Construction industry productivity and safety

Douglas Simmons | 19 Jun 2015 | Comments

The increasingly common adoption of the design and build (D&B) or EPC form of contract is gathering pace throughout the world at differing speed and characteristics to suit local requirements.

The benefits are generally perceived to be an overall shorter construction programme and reduced capital costs with the ultimate drivers being the need to obtain the return on investment as quickly as possibly whether for building rent, operational revenue or signature world class events like the world cup. On privately funded PPP or DBOT type projects, this adds a further focus and a rigor to deliver value and maximize returns not only in capital costs but in the operational phase.

While the D&B process has its advantages, there are issues that need to be addressed particularly with regards to management of change control and site safety and clients should also was ensure checks and balances are available to manage this.

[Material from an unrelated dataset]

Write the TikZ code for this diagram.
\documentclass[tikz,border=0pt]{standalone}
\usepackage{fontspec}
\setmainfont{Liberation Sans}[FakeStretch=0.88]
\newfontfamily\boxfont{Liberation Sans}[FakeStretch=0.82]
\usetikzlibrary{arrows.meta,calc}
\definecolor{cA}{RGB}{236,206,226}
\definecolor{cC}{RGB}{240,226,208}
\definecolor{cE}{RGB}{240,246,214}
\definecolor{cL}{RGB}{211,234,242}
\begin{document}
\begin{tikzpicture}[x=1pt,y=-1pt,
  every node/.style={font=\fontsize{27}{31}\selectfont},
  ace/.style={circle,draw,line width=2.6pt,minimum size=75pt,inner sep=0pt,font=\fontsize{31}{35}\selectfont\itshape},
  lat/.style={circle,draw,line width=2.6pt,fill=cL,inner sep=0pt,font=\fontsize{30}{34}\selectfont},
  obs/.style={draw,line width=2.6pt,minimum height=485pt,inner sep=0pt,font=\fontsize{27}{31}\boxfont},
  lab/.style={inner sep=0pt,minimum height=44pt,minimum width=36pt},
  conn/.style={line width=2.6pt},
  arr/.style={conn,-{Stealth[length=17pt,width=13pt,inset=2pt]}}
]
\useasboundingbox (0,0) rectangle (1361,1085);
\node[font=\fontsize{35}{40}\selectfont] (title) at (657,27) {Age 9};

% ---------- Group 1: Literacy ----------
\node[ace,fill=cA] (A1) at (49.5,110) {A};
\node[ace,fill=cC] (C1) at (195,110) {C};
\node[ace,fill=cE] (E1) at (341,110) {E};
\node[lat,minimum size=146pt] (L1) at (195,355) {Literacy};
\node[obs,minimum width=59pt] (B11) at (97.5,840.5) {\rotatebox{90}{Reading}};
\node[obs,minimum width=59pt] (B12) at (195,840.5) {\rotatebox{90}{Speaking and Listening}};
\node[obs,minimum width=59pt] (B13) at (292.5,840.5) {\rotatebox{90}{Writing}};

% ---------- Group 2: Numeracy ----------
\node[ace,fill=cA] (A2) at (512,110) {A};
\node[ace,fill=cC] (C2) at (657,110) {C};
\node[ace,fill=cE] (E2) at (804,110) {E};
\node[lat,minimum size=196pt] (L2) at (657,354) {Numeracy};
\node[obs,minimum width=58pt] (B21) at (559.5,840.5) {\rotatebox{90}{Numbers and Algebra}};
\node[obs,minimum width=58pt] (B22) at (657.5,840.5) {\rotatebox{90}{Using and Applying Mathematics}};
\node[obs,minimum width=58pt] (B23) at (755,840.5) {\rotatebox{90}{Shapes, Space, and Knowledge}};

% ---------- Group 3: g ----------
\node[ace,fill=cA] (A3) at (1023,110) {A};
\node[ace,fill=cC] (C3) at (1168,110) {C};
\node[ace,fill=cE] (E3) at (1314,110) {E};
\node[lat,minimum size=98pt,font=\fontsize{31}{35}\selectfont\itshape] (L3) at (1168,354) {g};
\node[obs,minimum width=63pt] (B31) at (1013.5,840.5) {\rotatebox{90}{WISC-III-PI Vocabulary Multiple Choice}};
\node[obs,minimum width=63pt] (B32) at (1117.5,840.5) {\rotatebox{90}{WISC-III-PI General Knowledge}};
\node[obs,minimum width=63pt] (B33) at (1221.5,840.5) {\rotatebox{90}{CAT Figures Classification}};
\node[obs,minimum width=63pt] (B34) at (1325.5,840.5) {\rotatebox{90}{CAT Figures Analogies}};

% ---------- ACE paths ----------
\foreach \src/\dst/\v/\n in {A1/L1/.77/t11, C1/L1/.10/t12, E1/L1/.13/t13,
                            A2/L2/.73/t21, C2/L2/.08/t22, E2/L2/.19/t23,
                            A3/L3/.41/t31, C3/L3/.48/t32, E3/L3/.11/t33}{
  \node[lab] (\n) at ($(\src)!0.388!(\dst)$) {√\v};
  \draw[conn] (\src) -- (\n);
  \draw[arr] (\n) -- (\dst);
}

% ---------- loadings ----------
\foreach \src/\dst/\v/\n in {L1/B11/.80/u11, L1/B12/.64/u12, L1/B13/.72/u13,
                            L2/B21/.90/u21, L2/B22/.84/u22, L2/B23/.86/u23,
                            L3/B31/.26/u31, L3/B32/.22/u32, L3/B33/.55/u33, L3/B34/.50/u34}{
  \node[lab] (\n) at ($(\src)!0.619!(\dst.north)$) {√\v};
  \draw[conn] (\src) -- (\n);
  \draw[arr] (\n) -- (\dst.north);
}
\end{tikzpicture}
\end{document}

Consultants may not be necessarily experienced in construction matters and the importance of how the temporary works stability and locked in effects of the permanent works may impact the design are not always well understood. Clients may be able to assist in the promotion of safety and quality through the contract assessment mechanisms and ensure the processes are in place to manage and monitor the construction safety.

Consultants are adapting by working ever closer with contractors to understand their requirements better, respond quicker and align the design and management tools and language during the design stage with that of the contractor during construction through BIM and other communication tools. In Hong Kong with the current tranche of design and build projects underway, the added pressure of lack of skilled labour is driving innovation in a way not seen under normal procurement processes.

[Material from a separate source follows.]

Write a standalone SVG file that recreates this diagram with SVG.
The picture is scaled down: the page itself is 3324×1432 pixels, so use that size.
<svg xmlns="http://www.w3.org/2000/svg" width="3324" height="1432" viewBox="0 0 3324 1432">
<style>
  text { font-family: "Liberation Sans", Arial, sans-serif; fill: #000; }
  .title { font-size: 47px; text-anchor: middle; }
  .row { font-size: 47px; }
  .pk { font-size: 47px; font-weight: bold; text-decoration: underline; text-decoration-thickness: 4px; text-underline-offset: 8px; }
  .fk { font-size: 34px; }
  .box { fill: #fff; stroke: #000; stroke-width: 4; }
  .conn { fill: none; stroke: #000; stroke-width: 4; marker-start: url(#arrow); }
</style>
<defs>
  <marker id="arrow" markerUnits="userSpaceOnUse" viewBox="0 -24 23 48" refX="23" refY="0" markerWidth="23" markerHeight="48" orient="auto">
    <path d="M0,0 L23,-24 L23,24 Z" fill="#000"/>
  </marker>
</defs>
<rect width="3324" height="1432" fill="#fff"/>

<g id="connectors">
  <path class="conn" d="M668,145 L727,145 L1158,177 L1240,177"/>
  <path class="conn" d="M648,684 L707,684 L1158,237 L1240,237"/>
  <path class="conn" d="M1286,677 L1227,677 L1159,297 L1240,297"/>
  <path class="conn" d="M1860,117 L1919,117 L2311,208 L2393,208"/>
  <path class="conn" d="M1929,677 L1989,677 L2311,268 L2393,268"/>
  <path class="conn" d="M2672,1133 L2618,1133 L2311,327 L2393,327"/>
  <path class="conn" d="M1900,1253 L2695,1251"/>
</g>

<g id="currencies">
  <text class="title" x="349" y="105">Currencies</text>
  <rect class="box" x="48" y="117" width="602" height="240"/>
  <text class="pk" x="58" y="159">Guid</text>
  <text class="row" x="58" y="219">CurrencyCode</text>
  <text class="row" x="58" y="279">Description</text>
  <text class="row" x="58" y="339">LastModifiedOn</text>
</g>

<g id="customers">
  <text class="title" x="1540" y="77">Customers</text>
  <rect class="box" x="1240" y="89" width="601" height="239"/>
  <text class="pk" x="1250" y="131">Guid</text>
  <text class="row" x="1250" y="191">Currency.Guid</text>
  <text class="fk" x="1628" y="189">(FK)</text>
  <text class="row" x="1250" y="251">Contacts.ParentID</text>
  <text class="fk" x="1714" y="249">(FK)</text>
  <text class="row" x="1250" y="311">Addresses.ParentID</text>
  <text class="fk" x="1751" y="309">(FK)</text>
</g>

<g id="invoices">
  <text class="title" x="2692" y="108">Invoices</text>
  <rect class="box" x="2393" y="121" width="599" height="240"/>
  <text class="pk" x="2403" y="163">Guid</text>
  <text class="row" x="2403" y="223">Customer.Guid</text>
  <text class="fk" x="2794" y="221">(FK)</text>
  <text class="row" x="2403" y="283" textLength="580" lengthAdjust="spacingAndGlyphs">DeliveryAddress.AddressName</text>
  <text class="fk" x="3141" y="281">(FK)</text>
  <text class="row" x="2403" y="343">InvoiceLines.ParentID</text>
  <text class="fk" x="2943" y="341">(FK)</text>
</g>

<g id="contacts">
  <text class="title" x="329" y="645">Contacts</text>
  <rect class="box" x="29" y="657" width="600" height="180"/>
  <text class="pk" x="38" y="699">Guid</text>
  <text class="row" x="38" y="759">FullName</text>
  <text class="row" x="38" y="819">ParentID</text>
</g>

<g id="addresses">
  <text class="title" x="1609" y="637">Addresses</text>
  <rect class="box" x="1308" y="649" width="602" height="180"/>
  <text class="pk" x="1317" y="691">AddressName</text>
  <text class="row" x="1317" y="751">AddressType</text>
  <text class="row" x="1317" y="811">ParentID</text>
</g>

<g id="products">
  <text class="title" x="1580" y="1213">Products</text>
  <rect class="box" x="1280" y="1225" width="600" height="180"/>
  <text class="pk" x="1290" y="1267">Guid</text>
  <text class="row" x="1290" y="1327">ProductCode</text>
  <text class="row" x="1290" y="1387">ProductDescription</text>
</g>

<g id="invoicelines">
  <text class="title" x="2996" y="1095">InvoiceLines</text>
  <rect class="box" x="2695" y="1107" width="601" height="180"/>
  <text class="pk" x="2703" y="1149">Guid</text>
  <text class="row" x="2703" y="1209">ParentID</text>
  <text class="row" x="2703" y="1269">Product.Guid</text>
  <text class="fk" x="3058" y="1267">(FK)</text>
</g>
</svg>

Under a D&B contract the contractor can make decisions on construction methodology based on of a raft of factors such as labour requirements, long lead in times, programme, approvals, cost effectiveness and constructability. In fact, if they don’t they will not be able to compete with their peers. However owners are seeking to receive those benefits AND a product that can meet the specification.

South Island line Viaducts SIL(E) C903
South Island line viaducts SIL(E) C903

In Hong Kong, one of the first bridge contracts where the client specifically invited Contractors Cost Saving Design was the San Tin Interchange Improvements in 2004, for which Atkins was the contractors designer for all aspects from permanent works to the temporary works and erection engineering ensuring a fully integrated, buildable design through a single consultant. Over the years, this approach has developed in sophistication as demonstrated on MTRC South Island Line East Contract C903, for which Atkins was MTRCs engineer. On this target cost project, the client wanted to ensure the teams worked in a highly collaborative manner to release value and innovations. Atkins was able to propose many innovations, some of which were adopted, such as integrated trackside and OHL systems, rail structure interaction, alignment optimization and impressed current systems. The collaboration level was high on site also ensuring the contractor understood the client needs and what is important to him so all parties are fully aligned and pulling their weight in the same direction.

Atkins is taking this approach to support our key global clients, using our global D&B bridge expertise, much of which has been gained on Hong Kong projects, to other internationally world class Atkins’ D&B projects such as the Dubai Metro, the King Abdullah Aziz International Airport viaducts and high speed rail bridges in Denmark.